Climate Change Adaptation – powered by Nature

Ecosystems provide services that are essential to human survival. They preserve soil fertility, provide clean water, and prevent flooding and erosion. These services can also help to reduce the impact of climate change on human communities.
The concept of Ecosystem-based Adaptation (EbA) involves managing natural resource sustainably, conserving and restoring ecosystems, such as mangroves, forests or coral reefs to increase the resilience in the face of climate-related extreme events. EbA should be part of a more comprehensive adaptation strategy and should be integrated proactively into existing planning processes in areas such as land use.

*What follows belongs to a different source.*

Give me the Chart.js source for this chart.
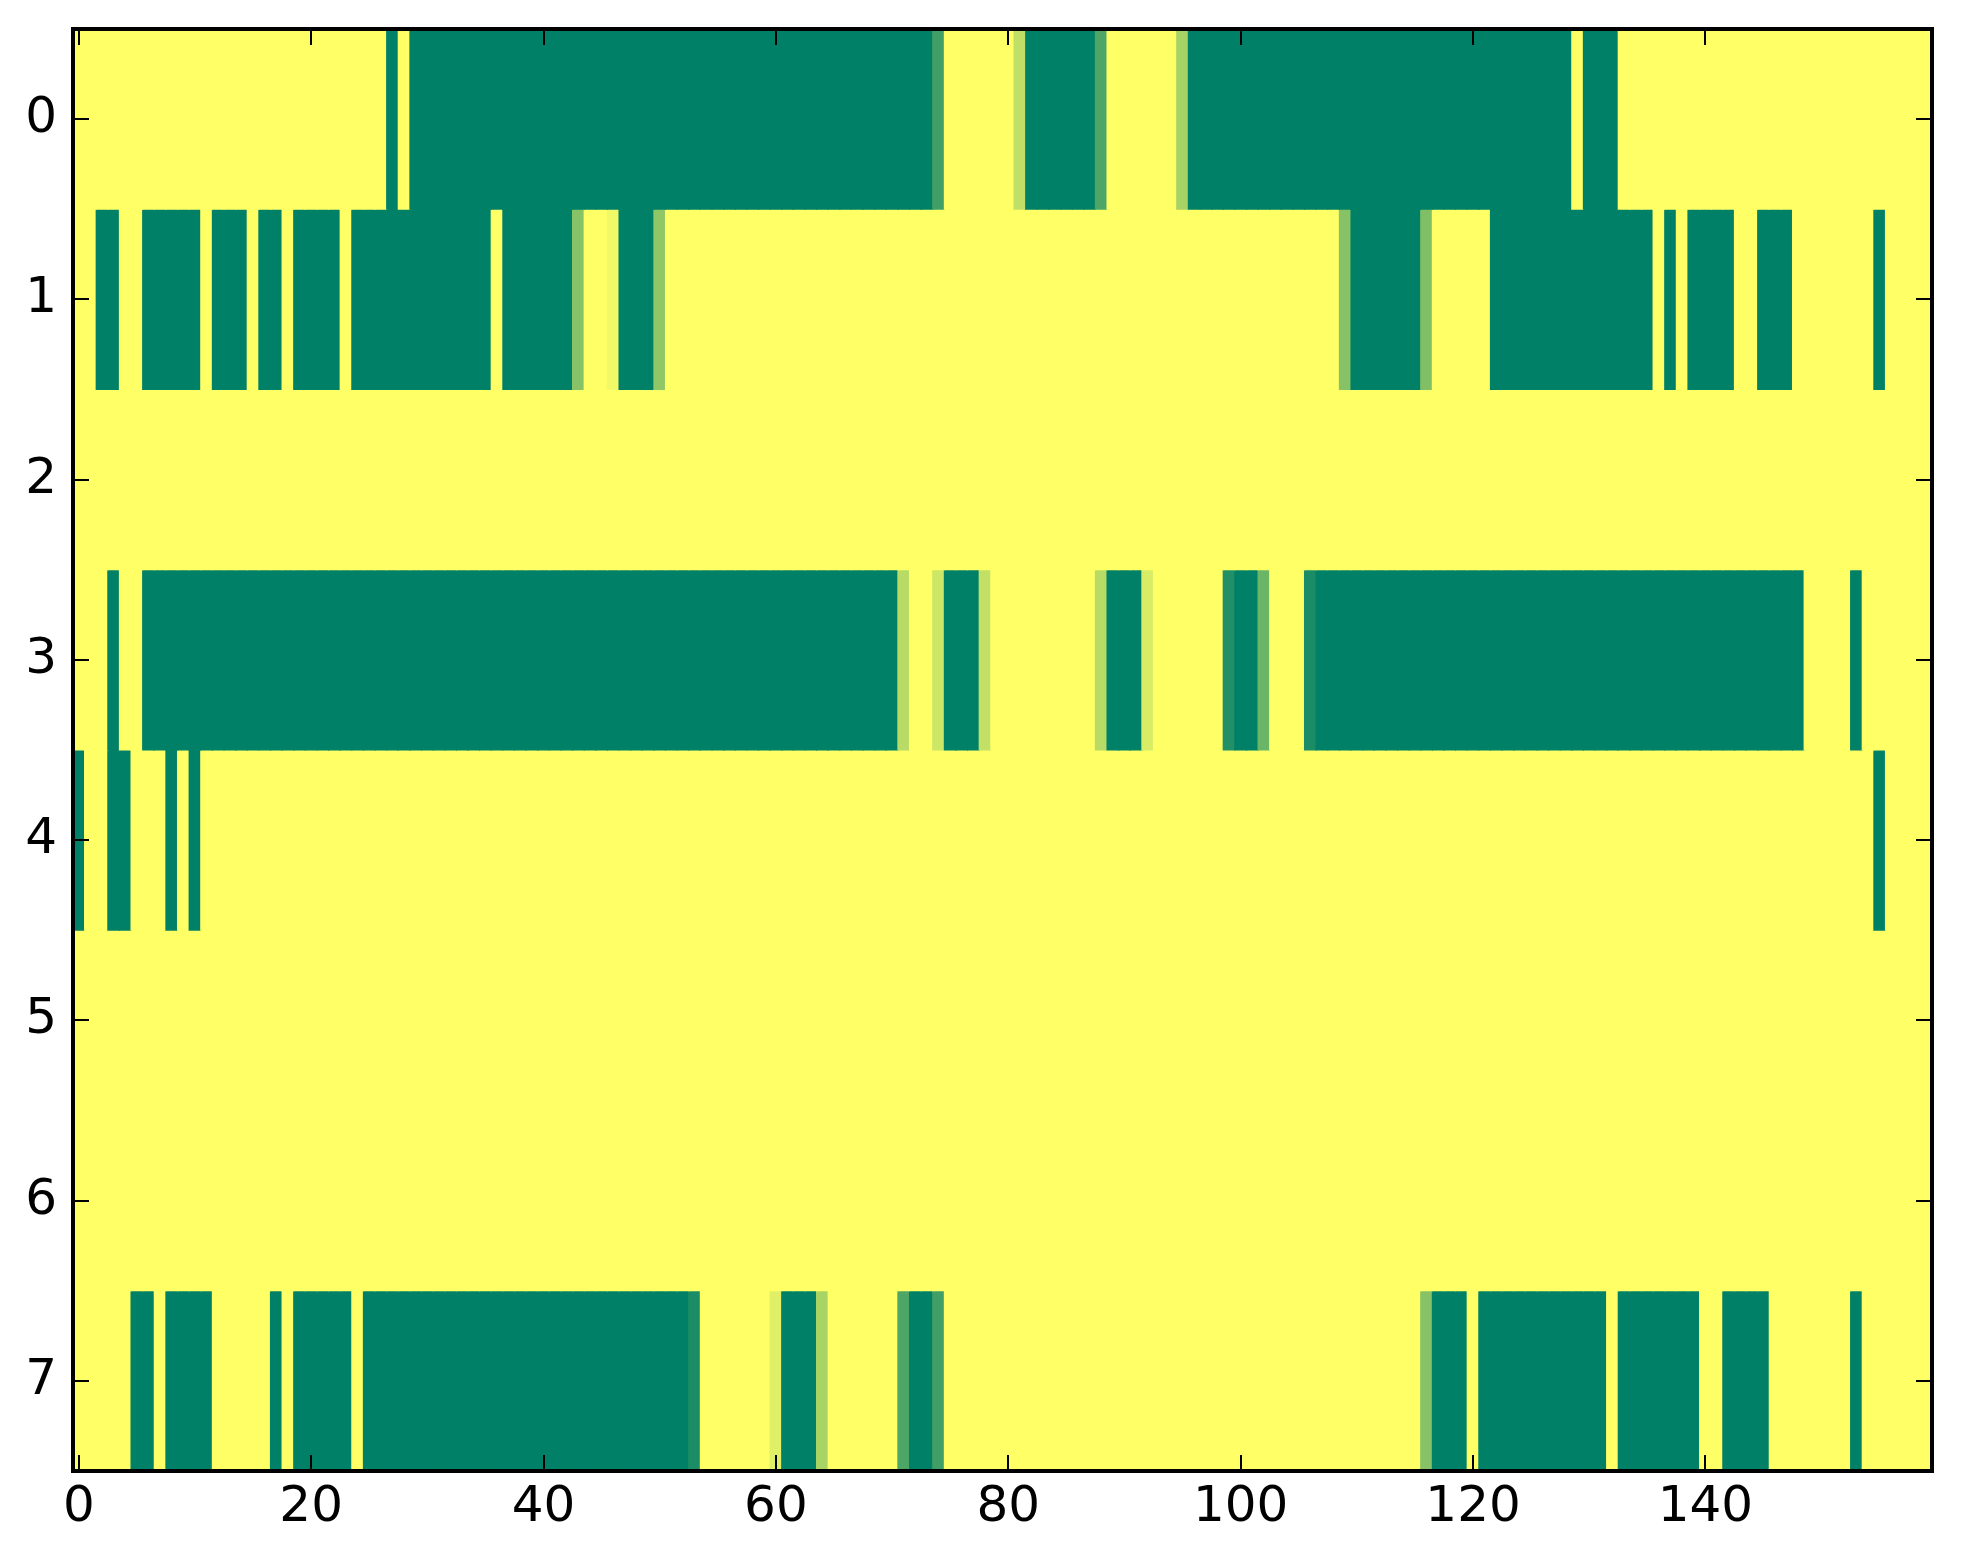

The benefits of EbA are obvious: it enables the access to water, food and other vital resources, while moderating the effects of floods, fire and drought to safeguard people’s livelihoods. It also leads to poverty reduction, biodiversity conservation and carbon sequestration in terrestrial and aquatic ecosystems.
Mangroves with super powers
Quantified cost-benefit studies show that within a short period the benefits of restored ecosystems significantly outweigh the costs of their rehabilitation. In addition, such measures are often demonstrably cheaper than infrastructure measures. For instance, in Vietnam, planting and maintaining mangrove forests to serve as breakwaters and protect the coast has been found to be significantly cheaper than the mechanical repair of wave-induced dyke erosion.
The example of the Philippines shows that:
- It can be 50 times more cost-effective to maintain mangroves and coral reefs than building a seawall over a 15-year investment period;
- $450 million USD in costs per year could be avoided from storm damages if mangroves were restored to 1950 levels. (But: 50 per cent of mangroves were lost in the last 100 years);
- 400 per cent increase in tourism revenues by 2025 can be expected linked to the conservation of marine resources (Source: Earth Security Group).

The International Climate Initiative (IKI) was one of the first as well as one of the biggest donor investing in healthy ecosystems to mitigate the negative effects of climate change by promoting Ecosystem-based Adaptation solutions. In the first years of the IKI EbA was a new, unknown approach that seemed to hold great potential, but its efficiency and effectiveness was yet to be proved. EbA is now one of the most important topic in the IKI funding window dedicated to adaptation and has gained wide international attention.
By the end of 2018, IKI supported 44 EbA projects across the globe with a funding volume of more than 170 million Euro. By reforming the IKI gradually over the past years, IKI wants to contribute to the next step: moving from small-scale demonstration to scaling-up of successful EbA measures through programmes, with a clear scaling mandate for several countries or entire regions.
One evidence of the growing international recognition is the comparative analysis of the Nationally Determined Contributions (NDCs) submitted to the UNFCCC where 65 per cent of the Paris Agreement Signatories included an EbA vision into their NDCs.